Review: 'The Mandalorian' goes where 'Star Wars' has gone before
“The Mandalorian” is Clint Eastwood in a space suit, except this time the man with no name is also the man with no face since he never takes his helmet off.
The actor playing the man with no name and no face is Pedro Pascal, who played a character with a face on “Game of Thrones.” Will he ever have a name or a face in “The Mandalorian”? Will it matter?
Probably not since “The Mandalorian” is both the first live-action “Star Wars” television show and the prime original offering from the new Disney Plus streaming service, so it’s got a built-in fanboy audience.
And those fanboys (and assumedly fangirls) will likely love “The Mandalorian” as it checks so many “Star Wars” boxes. Vast, empty landscapes on remote, dusty planets; worn-down space-age vehicles; odd creatures wearing rubber masks; shoddy cantinas in the middle of nowhere.
And lots of bad guys shooting ray guns at a hero who is apparently impossible to hit while said hero blithely hits every bad guy in sight.
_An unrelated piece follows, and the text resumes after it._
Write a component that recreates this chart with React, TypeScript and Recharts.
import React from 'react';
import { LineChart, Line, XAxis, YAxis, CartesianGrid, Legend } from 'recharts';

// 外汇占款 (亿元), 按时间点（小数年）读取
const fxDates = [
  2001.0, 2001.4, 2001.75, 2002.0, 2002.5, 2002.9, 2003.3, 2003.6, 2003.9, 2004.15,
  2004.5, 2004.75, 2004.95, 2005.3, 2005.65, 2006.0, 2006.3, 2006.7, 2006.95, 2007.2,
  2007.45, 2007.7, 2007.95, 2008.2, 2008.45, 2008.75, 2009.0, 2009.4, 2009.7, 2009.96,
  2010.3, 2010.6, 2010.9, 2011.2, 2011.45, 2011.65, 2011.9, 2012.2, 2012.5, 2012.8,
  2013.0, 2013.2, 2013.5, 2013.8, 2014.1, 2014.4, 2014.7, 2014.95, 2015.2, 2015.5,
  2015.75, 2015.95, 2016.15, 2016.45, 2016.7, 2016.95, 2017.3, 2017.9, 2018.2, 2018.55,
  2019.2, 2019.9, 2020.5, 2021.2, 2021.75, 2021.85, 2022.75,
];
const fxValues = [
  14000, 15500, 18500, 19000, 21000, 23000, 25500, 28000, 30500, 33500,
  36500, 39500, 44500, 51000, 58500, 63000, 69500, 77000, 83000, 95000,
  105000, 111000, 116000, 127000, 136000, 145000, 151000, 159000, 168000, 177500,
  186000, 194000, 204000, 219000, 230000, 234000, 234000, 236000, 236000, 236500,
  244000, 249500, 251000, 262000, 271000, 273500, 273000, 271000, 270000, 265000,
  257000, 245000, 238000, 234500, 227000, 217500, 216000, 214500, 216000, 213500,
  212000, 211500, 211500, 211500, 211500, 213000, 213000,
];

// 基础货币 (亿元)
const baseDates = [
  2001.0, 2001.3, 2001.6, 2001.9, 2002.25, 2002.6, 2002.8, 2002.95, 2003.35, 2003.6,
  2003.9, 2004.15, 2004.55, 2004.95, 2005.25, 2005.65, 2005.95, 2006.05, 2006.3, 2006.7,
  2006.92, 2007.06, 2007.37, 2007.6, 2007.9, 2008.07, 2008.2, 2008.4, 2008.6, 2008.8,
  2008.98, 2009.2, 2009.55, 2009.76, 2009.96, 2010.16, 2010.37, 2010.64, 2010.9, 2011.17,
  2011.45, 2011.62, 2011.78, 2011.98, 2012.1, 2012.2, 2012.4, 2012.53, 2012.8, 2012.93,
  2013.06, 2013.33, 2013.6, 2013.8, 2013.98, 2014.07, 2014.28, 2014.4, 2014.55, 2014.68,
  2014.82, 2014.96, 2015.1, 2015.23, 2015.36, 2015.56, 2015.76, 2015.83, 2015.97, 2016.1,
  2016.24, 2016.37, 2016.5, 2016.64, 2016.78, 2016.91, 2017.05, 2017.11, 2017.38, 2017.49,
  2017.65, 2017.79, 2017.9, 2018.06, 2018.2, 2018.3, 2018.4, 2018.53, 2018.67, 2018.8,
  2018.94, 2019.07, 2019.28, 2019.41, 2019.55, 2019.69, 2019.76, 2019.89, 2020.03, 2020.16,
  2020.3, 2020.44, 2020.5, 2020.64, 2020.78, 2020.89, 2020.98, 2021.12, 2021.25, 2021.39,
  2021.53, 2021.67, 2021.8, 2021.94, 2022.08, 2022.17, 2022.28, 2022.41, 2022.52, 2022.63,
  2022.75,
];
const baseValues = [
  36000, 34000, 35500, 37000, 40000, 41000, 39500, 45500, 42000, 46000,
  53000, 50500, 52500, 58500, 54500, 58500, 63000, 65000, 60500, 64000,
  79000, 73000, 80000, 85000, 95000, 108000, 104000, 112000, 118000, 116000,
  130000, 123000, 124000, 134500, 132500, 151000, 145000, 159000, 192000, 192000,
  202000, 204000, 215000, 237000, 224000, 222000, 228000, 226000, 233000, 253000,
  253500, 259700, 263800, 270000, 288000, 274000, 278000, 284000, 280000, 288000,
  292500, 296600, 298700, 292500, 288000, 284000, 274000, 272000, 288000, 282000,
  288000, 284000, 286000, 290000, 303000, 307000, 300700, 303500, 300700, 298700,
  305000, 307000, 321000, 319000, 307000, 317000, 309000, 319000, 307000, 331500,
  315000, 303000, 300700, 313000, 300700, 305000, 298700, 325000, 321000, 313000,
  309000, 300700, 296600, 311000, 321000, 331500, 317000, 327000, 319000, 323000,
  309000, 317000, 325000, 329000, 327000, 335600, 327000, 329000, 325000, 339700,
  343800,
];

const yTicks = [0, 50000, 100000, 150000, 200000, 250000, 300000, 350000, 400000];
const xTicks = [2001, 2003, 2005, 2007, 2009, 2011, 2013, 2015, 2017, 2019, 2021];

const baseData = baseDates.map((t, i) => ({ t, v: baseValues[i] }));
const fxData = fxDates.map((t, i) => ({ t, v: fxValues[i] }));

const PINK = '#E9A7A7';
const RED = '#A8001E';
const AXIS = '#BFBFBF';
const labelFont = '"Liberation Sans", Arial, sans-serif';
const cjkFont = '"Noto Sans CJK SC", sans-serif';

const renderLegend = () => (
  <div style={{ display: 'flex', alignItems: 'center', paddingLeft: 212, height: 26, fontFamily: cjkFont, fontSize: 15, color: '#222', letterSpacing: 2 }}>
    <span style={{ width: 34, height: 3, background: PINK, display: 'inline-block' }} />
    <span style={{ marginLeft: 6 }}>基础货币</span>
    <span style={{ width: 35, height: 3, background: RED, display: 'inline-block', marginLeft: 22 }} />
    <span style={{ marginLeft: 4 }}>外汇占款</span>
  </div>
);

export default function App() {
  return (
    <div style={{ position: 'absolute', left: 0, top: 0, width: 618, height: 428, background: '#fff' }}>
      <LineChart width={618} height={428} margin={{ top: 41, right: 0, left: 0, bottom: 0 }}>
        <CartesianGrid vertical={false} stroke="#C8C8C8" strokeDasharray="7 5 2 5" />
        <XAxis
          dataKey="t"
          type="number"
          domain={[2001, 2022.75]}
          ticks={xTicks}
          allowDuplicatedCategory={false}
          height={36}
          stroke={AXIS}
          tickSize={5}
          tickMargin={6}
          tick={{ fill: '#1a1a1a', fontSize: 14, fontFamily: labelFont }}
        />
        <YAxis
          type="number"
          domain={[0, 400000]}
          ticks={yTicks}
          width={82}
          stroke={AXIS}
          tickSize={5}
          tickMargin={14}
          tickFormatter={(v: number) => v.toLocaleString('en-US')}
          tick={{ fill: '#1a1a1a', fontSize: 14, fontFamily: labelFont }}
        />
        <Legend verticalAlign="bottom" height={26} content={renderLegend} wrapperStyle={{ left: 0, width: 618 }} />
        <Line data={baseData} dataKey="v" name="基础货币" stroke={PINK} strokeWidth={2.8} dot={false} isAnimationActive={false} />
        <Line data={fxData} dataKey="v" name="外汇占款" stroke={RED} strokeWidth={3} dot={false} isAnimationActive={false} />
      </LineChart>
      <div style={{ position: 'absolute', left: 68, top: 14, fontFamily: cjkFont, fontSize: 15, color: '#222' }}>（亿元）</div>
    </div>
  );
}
“The Mandalorian” is an intergalactic bounty hunter, so he gets to shoot all those bad guys with no fear of legal interference. In the show’s first episode (another drops tomorrow, then weekly) he shows his requisite cool initially by beating up a bunch of space folk, capturing his prey and then eluding your standard gigantic space monster.
Having established his tough guy credentials Mr. No Name then meets with a nefarious type (Werner Herzog) who pays him an apparent space bundle to go after a new, mysterious target. This leads to another dusty planet, more creatures, more shooting and a big reveal that’s sure to get fans chattering.
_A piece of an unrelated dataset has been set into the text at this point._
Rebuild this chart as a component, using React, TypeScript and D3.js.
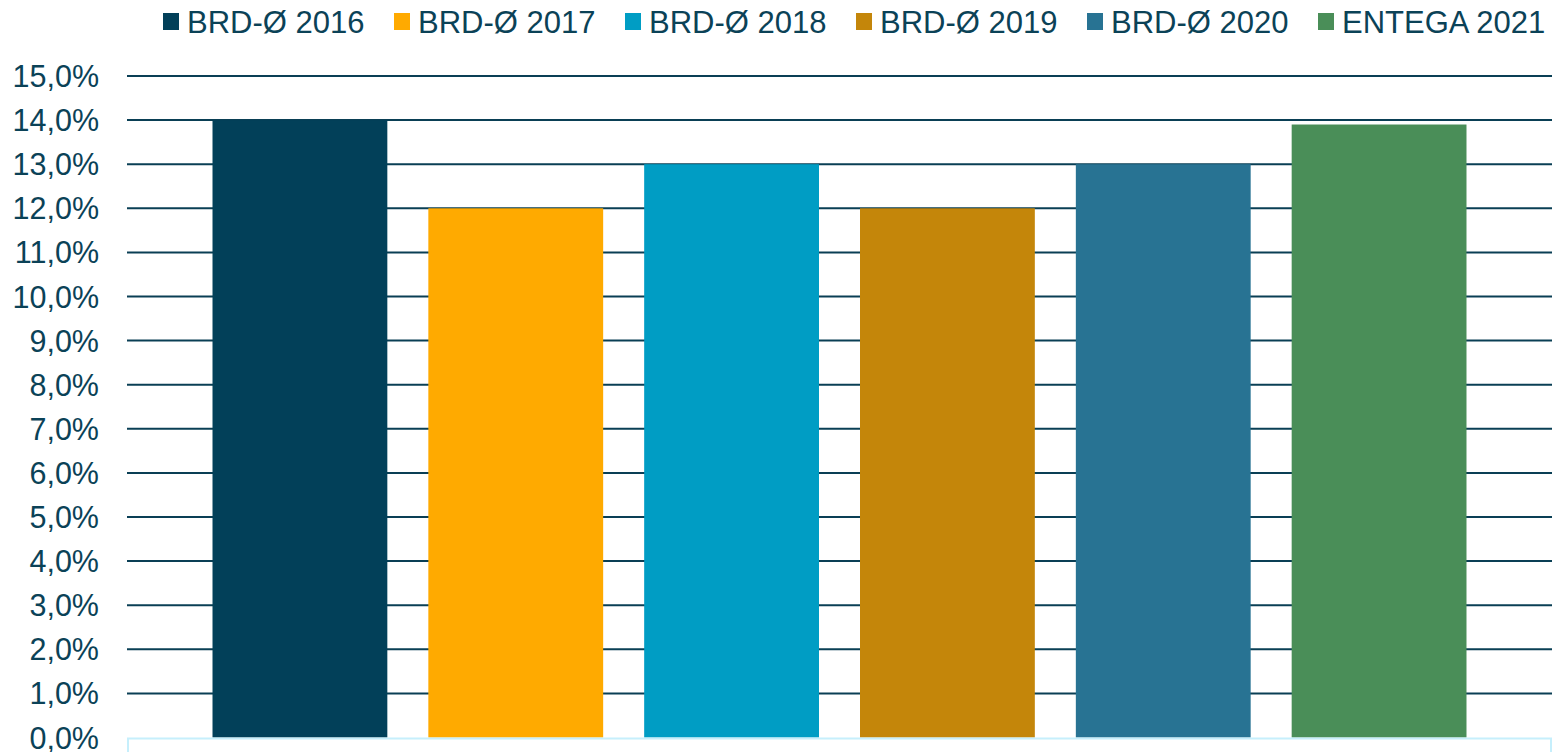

For the rest of us not so much. “The Mandalorian” looks like “Star Wars” and the classic plotline of a dangerous sort seeking redemption through unexpected good works certainly fits into the whole space cowboy mythology (Han Solo, anyone?). But in a world drowning in sci-fi this pretty much looks like just another gulp of familiar water.
Then again familiar water seems to be what Disney Plus is offering. There are lots of ancient Disney films, lots of Pixar, lots of Marvel (including “Avengers: Endgame”) and enough animation to make sure kids are braindead for weeks on end.
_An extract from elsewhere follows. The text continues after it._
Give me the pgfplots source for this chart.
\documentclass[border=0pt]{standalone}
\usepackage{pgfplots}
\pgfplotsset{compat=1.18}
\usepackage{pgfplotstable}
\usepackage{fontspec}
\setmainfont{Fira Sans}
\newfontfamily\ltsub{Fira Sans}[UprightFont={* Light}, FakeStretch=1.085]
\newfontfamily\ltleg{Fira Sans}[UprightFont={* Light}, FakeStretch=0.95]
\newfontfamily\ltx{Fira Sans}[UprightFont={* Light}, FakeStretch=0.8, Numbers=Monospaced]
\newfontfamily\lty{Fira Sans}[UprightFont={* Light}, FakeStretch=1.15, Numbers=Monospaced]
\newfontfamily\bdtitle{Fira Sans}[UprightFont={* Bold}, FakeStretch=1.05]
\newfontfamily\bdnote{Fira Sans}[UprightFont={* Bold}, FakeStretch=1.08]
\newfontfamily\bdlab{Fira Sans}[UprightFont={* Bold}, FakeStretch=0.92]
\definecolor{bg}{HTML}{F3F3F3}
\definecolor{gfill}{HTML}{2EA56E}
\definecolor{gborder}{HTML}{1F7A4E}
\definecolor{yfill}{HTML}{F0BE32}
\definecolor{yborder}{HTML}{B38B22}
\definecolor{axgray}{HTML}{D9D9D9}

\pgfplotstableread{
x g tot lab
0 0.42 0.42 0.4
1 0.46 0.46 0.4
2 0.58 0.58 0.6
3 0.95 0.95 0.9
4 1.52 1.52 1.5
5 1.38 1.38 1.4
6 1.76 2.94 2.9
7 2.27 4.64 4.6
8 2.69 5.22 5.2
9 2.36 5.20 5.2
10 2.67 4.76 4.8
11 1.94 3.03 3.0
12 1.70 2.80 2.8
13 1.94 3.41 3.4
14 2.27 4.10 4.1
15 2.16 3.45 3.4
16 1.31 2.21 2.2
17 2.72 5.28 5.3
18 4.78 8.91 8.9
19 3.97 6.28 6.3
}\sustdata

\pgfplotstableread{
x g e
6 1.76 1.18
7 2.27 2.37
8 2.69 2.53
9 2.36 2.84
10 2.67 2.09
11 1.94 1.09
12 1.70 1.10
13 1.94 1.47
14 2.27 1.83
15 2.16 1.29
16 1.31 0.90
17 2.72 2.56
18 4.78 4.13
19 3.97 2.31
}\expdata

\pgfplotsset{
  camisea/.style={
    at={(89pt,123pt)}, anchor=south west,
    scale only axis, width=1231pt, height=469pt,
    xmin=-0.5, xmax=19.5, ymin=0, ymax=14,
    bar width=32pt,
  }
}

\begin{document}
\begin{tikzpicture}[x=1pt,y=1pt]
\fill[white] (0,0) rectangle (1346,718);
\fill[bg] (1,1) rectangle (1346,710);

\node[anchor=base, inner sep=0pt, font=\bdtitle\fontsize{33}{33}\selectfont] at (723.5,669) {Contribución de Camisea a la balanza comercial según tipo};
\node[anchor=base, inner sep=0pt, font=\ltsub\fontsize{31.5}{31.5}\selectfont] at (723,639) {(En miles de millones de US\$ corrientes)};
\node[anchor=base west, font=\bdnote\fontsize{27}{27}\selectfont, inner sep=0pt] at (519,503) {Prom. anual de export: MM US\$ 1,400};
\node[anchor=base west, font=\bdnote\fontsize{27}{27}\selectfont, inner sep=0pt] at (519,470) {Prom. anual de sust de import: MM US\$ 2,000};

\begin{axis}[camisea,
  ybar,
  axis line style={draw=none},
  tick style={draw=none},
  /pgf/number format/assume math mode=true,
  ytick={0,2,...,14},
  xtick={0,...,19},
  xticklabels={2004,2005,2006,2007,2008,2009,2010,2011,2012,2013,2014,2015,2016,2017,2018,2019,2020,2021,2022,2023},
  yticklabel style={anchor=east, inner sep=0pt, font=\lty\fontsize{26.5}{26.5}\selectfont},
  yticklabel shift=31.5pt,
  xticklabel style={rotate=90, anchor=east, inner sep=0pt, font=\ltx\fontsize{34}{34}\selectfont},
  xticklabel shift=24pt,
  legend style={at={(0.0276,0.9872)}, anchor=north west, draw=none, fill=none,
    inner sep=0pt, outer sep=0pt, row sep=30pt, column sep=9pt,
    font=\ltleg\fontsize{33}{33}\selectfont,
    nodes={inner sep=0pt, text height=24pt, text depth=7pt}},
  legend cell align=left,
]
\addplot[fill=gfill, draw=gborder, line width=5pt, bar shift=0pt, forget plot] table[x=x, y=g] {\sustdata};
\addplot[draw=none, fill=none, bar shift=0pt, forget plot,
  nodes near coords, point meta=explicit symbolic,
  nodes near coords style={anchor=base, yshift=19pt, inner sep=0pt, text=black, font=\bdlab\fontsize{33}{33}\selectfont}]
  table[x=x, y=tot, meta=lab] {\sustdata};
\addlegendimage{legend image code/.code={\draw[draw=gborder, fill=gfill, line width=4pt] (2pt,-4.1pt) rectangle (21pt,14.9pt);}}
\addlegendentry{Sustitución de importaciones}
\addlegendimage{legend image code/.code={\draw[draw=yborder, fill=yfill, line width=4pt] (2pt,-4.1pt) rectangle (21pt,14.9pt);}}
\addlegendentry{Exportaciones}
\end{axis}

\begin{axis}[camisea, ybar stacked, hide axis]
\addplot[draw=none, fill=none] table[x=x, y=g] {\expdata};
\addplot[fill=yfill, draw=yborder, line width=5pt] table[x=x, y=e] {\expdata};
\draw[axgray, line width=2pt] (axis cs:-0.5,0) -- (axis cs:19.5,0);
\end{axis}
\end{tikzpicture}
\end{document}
Other originals include “Encore,” a reality show in which high school musical actors reunite years and pounds later to put on the same musical; a self-consciously odd show featuring the musings of Jeff Goldblum; and a Christmas movie in which Anna Kendrick plays Santa’s daughter. Again, all familiar water.
“The Mandalorian” is obviously the stand-out among the originals on Disney Plus. If only it were more, well, original.